> [DIRECTIVE] Leave the pictures out. Return all other data exactly.

> [DATASET SECTION]
[START]
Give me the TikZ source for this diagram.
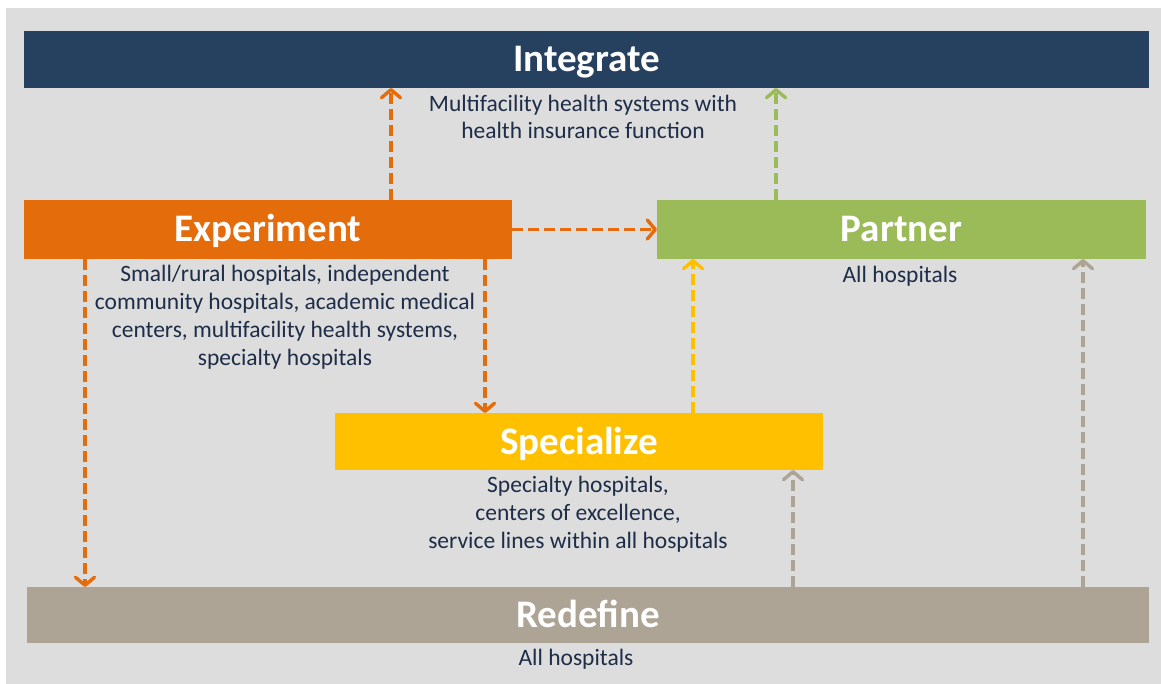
\documentclass[tikz,border=0pt]{standalone}
\usepackage{fontspec}
\setmainfont{Carlito}
\usetikzlibrary{arrows.meta}
\definecolor{bggray}{RGB}{221,221,221}
\definecolor{navy}{RGB}{38,64,96}
\definecolor{orng}{RGB}{228,108,10}
\definecolor{grn}{RGB}{155,187,89}
\definecolor{yel}{RGB}{255,192,0}
\definecolor{tan}{RGB}{173,164,149}
\definecolor{txt}{RGB}{30,45,72}
\tikzset{
  box/.style={rectangle, inner sep=0pt, outer sep=0pt, text=white,
    text height=25pt, text depth=0pt,
    font=\fontsize{39}{44}\selectfont\bfseries},
  desc/.style={align=center, text=txt, inner sep=0pt,
    font=\fontsize{23.5}{27.7}\selectfont},
  conn/.style={line width=3.4pt, dash pattern=on 11pt off 5pt,
    -{Straight Barb[length=8pt,width=19pt,round]}},
}
\begin{document}
\begin{tikzpicture}[x=1pt,y=-1pt]
\useasboundingbox (0,0) rectangle (1161,684);
\fill[bggray] (6,8) rectangle (1161,684);
% boxes
\node[box, fill=navy, minimum width=1125pt, minimum height=57pt] (int) at (586.5,59.5) {Integrate};
\node[box, fill=orng, minimum width=488pt, minimum height=59pt] (exp) at (268,229.5) {Experiment};
\node[box, fill=grn, minimum width=489pt, minimum height=59pt] (par) at (901.5,229.5) {Partner};
\node[box, fill=yel, minimum width=488pt, minimum height=57pt] (spe) at (579,441.5) {Specialize};
\node[box, fill=tan, minimum width=1122pt, minimum height=56pt] (red) at (588,615) {Redefine};
% descriptions (base anchor = baseline of last line)
\node[desc, anchor=base] (intd) at (583,139) {Multifacility health systems with\\health insurance function};
\node[desc, anchor=base] (expd) at (285,365) {Small/rural hospitals, independent\\community hospitals, academic medical\\centers, multifacility health systems,\\specialty hospitals};
\node[desc, anchor=base] (pard) at (900,283) {All hospitals};
\node[desc, anchor=base] (sped) at (578,548) {Specialty hospitals,\\centers of excellence,\\service lines within all hospitals};
\node[desc, anchor=base] (redd) at (576,665) {All hospitals};
% anchor points for connectors
\coordinate (e1) at ([xshift=367pt]exp.north west);
\coordinate (e2) at ([xshift=61pt]exp.south west);
\coordinate (e3) at ([xshift=461pt]exp.south west);
\coordinate (s1) at ([xshift=358pt]spe.north west);
\coordinate (p1) at ([xshift=119pt]par.north west);
\coordinate (r1) at ([xshift=766pt]red.north west);
\coordinate (r2) at ([xshift=1056pt]red.north west);
% connectors
\draw[conn, orng] (e1) -- (e1 |- int.south);
\draw[conn, orng] (exp.east) -- (par.west);
\draw[conn, orng] (e2) -- (e2 |- red.north);
\draw[conn, orng] (e3) -- (e3 |- spe.north);
\draw[conn, yel] (s1) -- (s1 |- par.south);
\draw[conn, grn] (p1) -- (p1 |- int.south);
\draw[conn, tan] (r1) -- (r1 |- spe.south);
\draw[conn, tan] (r2) -- (r2 |- par.south);
\end{tikzpicture}
\end{document}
[END]
> [TASK SOLUTION]
Give me the TikZ source for this diagram.
\documentclass[tikz,border=0pt]{standalone}
\usepackage{fontspec}
\setmainfont{Carlito}
\usetikzlibrary{arrows.meta}
\definecolor{bggray}{RGB}{221,221,221}
\definecolor{navy}{RGB}{38,64,96}
\definecolor{orng}{RGB}{228,108,10}
\definecolor{grn}{RGB}{155,187,89}
\definecolor{yel}{RGB}{255,192,0}
\definecolor{tan}{RGB}{173,164,149}
\definecolor{txt}{RGB}{30,45,72}
\tikzset{
  box/.style={rectangle, inner sep=0pt, outer sep=0pt, text=white,
    text height=25pt, text depth=0pt,
    font=\fontsize{39}{44}\selectfont\bfseries},
  desc/.style={align=center, text=txt, inner sep=0pt,
    font=\fontsize{23.5}{27.7}\selectfont},
  conn/.style={line width=3.4pt, dash pattern=on 11pt off 5pt,
    -{Straight Barb[length=8pt,width=19pt,round]}},
}
\begin{document}
\begin{tikzpicture}[x=1pt,y=-1pt]
\useasboundingbox (0,0) rectangle (1161,684);
\fill[bggray] (6,8) rectangle (1161,684);
% boxes
\node[box, fill=navy, minimum width=1125pt, minimum height=57pt] (int) at (586.5,59.5) {Integrate};
\node[box, fill=orng, minimum width=488pt, minimum height=59pt] (exp) at (268,229.5) {Experiment};
\node[box, fill=grn, minimum width=489pt, minimum height=59pt] (par) at (901.5,229.5) {Partner};
\node[box, fill=yel, minimum width=488pt, minimum height=57pt] (spe) at (579,441.5) {Specialize};
\node[box, fill=tan, minimum width=1122pt, minimum height=56pt] (red) at (588,615) {Redefine};
% descriptions (base anchor = baseline of last line)
\node[desc, anchor=base] (intd) at (583,139) {Multifacility health systems with\\health insurance function};
\node[desc, anchor=base] (expd) at (285,365) {Small/rural hospitals, independent\\community hospitals, academic medical\\centers, multifacility health systems,\\specialty hospitals};
\node[desc, anchor=base] (pard) at (900,283) {All hospitals};
\node[desc, anchor=base] (sped) at (578,548) {Specialty hospitals,\\centers of excellence,\\service lines within all hospitals};
\node[desc, anchor=base] (redd) at (576,665) {All hospitals};
% anchor points for connectors
\coordinate (e1) at ([xshift=367pt]exp.north west);
\coordinate (e2) at ([xshift=61pt]exp.south west);
\coordinate (e3) at ([xshift=461pt]exp.south west);
\coordinate (s1) at ([xshift=358pt]spe.north west);
\coordinate (p1) at ([xshift=119pt]par.north west);
\coordinate (r1) at ([xshift=766pt]red.north west);
\coordinate (r2) at ([xshift=1056pt]red.north west);
% connectors
\draw[conn, orng] (e1) -- (e1 |- int.south);
\draw[conn, orng] (exp.east) -- (par.west);
\draw[conn, orng] (e2) -- (e2 |- red.north);
\draw[conn, orng] (e3) -- (e3 |- spe.north);
\draw[conn, yel] (s1) -- (s1 |- par.south);
\draw[conn, grn] (p1) -- (p1 |- int.south);
\draw[conn, tan] (r1) -- (r1 |- spe.south);
\draw[conn, tan] (r2) -- (r2 |- par.south);
\end{tikzpicture}
\end{document}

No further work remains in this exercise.